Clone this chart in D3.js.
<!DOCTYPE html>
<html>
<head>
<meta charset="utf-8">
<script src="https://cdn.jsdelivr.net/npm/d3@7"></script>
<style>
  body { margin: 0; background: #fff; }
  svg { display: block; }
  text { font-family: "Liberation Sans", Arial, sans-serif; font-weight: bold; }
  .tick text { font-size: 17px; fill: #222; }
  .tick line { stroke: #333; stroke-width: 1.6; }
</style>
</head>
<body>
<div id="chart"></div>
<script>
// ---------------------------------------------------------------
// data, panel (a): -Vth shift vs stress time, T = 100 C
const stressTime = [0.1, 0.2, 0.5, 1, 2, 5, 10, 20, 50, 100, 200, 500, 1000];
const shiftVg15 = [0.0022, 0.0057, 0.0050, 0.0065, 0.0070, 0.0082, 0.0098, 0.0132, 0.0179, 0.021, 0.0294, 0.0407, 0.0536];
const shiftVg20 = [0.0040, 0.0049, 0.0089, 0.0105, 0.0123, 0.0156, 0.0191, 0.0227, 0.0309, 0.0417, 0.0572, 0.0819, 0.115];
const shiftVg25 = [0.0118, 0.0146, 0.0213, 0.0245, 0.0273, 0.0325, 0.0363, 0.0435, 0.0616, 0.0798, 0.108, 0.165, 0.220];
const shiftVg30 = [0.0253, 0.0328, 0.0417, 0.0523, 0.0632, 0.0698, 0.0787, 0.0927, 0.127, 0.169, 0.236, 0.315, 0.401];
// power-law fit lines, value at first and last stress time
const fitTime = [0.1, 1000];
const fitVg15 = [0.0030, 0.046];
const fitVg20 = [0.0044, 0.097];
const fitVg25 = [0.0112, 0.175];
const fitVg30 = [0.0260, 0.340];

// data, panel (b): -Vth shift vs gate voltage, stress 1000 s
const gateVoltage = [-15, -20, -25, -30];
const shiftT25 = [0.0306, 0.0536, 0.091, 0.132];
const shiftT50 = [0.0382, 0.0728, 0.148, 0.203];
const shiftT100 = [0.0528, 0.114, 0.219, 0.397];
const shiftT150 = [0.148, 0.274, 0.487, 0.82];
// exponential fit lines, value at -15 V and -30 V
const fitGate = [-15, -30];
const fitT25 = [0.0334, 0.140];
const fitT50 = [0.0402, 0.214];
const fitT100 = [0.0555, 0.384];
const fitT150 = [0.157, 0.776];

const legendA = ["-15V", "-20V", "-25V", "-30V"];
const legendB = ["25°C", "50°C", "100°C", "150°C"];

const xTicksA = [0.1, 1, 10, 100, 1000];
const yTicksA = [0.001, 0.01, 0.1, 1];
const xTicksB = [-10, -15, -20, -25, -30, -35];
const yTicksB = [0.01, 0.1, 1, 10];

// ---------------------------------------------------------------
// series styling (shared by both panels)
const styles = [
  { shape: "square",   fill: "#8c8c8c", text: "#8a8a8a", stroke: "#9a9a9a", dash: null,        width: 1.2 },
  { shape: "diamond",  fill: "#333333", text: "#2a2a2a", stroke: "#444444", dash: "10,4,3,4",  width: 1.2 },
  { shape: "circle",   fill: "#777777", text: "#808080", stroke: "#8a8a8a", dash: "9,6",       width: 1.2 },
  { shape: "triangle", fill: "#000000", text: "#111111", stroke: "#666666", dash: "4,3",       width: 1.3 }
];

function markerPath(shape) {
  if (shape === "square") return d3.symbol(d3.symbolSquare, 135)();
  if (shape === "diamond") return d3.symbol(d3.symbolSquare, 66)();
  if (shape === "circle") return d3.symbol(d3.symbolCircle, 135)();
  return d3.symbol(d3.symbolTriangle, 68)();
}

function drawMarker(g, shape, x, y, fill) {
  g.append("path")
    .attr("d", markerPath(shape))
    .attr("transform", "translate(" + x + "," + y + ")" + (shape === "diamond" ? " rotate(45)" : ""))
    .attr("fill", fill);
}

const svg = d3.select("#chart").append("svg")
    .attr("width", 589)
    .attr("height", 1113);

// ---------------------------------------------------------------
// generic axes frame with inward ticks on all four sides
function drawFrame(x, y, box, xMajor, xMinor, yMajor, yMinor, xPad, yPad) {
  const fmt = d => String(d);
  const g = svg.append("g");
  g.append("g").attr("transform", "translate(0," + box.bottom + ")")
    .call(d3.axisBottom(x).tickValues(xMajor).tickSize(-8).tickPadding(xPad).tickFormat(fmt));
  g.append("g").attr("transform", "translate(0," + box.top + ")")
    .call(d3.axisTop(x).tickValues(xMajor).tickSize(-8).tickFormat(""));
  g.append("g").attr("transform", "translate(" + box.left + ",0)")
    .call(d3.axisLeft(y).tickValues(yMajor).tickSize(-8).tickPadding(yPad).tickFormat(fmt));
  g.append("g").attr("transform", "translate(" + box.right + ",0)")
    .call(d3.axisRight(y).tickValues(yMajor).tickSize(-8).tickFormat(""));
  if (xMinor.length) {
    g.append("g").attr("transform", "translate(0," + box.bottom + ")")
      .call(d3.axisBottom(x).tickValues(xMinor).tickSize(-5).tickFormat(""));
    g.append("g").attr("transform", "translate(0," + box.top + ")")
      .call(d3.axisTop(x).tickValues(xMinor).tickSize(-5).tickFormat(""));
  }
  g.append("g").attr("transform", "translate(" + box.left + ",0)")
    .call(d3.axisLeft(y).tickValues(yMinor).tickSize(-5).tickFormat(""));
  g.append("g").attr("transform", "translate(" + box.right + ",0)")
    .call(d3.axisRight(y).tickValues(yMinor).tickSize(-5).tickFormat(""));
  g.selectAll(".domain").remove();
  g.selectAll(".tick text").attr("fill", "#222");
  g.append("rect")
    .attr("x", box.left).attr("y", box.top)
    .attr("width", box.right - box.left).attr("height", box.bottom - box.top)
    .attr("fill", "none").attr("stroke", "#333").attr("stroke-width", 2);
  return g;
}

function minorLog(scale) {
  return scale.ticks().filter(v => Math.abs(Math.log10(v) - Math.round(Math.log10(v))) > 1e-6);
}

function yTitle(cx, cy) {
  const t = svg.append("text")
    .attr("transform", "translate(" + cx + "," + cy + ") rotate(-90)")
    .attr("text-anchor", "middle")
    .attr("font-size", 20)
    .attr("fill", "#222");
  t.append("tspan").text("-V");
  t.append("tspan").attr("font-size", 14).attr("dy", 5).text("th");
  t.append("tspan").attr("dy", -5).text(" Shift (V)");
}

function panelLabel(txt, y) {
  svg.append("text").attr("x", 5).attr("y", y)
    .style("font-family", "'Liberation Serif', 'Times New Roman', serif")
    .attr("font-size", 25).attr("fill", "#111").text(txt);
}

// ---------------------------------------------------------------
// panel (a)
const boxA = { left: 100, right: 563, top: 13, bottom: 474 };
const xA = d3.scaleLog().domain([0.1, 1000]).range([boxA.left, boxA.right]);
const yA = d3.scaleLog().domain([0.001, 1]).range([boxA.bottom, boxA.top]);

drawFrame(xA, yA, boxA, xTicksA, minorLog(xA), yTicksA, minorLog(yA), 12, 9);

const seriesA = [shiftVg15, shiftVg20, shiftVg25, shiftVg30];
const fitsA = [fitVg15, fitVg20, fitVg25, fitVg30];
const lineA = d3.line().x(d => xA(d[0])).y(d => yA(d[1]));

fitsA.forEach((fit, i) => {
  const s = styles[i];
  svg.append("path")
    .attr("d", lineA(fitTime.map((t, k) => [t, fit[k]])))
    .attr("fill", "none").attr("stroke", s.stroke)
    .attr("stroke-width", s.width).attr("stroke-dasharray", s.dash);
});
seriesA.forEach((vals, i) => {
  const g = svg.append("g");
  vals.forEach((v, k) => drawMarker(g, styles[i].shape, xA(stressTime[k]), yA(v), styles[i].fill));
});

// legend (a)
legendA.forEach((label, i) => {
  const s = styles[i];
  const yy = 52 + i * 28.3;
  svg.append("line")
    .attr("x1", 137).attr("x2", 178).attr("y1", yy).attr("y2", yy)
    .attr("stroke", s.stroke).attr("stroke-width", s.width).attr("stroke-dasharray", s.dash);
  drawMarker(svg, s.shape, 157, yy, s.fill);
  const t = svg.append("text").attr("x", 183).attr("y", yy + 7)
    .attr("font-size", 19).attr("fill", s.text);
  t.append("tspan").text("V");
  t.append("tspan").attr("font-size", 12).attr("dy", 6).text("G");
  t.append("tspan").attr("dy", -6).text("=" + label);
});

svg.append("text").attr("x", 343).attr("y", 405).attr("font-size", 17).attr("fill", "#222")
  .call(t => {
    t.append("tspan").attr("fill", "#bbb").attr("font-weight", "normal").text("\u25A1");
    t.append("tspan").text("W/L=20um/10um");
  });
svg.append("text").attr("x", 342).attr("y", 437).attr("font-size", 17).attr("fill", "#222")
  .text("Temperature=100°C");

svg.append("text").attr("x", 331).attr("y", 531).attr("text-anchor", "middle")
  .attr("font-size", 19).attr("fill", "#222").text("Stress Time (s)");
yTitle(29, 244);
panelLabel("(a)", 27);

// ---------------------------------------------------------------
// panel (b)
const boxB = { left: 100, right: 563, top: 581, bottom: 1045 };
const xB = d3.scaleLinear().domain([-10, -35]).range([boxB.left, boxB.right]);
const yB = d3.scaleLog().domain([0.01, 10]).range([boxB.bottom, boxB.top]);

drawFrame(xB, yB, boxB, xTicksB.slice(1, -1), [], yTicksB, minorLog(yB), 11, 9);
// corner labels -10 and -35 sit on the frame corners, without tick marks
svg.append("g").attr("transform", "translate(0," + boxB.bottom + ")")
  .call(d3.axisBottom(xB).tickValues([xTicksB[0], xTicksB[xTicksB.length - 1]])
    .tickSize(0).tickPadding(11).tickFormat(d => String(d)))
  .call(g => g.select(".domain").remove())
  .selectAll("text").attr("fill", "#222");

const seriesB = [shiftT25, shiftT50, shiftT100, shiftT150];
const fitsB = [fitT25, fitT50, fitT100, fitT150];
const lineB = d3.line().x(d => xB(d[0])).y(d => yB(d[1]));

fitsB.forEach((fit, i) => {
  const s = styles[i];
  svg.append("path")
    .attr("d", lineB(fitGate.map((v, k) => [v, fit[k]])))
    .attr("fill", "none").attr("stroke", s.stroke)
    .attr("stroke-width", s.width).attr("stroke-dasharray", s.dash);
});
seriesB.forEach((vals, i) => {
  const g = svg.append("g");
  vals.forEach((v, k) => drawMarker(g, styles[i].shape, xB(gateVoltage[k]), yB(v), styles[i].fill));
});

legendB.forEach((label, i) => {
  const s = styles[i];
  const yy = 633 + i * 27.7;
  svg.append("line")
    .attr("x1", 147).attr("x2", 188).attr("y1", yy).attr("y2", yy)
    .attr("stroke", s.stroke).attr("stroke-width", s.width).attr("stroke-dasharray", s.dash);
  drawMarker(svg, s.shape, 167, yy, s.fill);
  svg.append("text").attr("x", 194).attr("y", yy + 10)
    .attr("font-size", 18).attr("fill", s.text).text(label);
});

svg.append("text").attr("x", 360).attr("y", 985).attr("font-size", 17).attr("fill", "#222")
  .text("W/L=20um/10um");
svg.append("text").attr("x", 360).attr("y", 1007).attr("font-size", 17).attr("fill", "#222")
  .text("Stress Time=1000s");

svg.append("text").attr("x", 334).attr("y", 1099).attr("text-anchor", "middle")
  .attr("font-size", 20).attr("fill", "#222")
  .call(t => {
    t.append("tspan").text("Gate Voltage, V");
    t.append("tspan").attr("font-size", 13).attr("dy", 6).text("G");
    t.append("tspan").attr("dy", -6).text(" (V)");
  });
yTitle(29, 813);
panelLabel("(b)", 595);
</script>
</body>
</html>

+-------+

--- WORK TO DO ---
Print, please, the lines from the first line of the material through the line that contains "const yTicksB = [0.01, 0.1, 1, 10];", exactly as written and with nothing added.

--- THE COMPLETED TASK ---
Clone this chart in D3.js.
<!DOCTYPE html>
<html>
<head>
<meta charset="utf-8">
<script src="https://cdn.jsdelivr.net/npm/d3@7"></script>
<style>
  body { margin: 0; background: #fff; }
  svg { display: block; }
  text { font-family: "Liberation Sans", Arial, sans-serif; font-weight: bold; }
  .tick text { font-size: 17px; fill: #222; }
  .tick line { stroke: #333; stroke-width: 1.6; }
</style>
</head>
<body>
<div id="chart"></div>
<script>
// ---------------------------------------------------------------
// data, panel (a): -Vth shift vs stress time, T = 100 C
const stressTime = [0.1, 0.2, 0.5, 1, 2, 5, 10, 20, 50, 100, 200, 500, 1000];
const shiftVg15 = [0.0022, 0.0057, 0.0050, 0.0065, 0.0070, 0.0082, 0.0098, 0.0132, 0.0179, 0.021, 0.0294, 0.0407, 0.0536];
const shiftVg20 = [0.0040, 0.0049, 0.0089, 0.0105, 0.0123, 0.0156, 0.0191, 0.0227, 0.0309, 0.0417, 0.0572, 0.0819, 0.115];
const shiftVg25 = [0.0118, 0.0146, 0.0213, 0.0245, 0.0273, 0.0325, 0.0363, 0.0435, 0.0616, 0.0798, 0.108, 0.165, 0.220];
const shiftVg30 = [0.0253, 0.0328, 0.0417, 0.0523, 0.0632, 0.0698, 0.0787, 0.0927, 0.127, 0.169, 0.236, 0.315, 0.401];
// power-law fit lines, value at first and last stress time
const fitTime = [0.1, 1000];
const fitVg15 = [0.0030, 0.046];
const fitVg20 = [0.0044, 0.097];
const fitVg25 = [0.0112, 0.175];
const fitVg30 = [0.0260, 0.340];

// data, panel (b): -Vth shift vs gate voltage, stress 1000 s
const gateVoltage = [-15, -20, -25, -30];
const shiftT25 = [0.0306, 0.0536, 0.091, 0.132];
const shiftT50 = [0.0382, 0.0728, 0.148, 0.203];
const shiftT100 = [0.0528, 0.114, 0.219, 0.397];
const shiftT150 = [0.148, 0.274, 0.487, 0.82];
// exponential fit lines, value at -15 V and -30 V
const fitGate = [-15, -30];
const fitT25 = [0.0334, 0.140];
const fitT50 = [0.0402, 0.214];
const fitT100 = [0.0555, 0.384];
const fitT150 = [0.157, 0.776];

const legendA = ["-15V", "-20V", "-25V", "-30V"];
const legendB = ["25°C", "50°C", "100°C", "150°C"];

const xTicksA = [0.1, 1, 10, 100, 1000];
const yTicksA = [0.001, 0.01, 0.1, 1];
const xTicksB = [-10, -15, -20, -25, -30, -35];
const yTicksB = [0.01, 0.1, 1, 10];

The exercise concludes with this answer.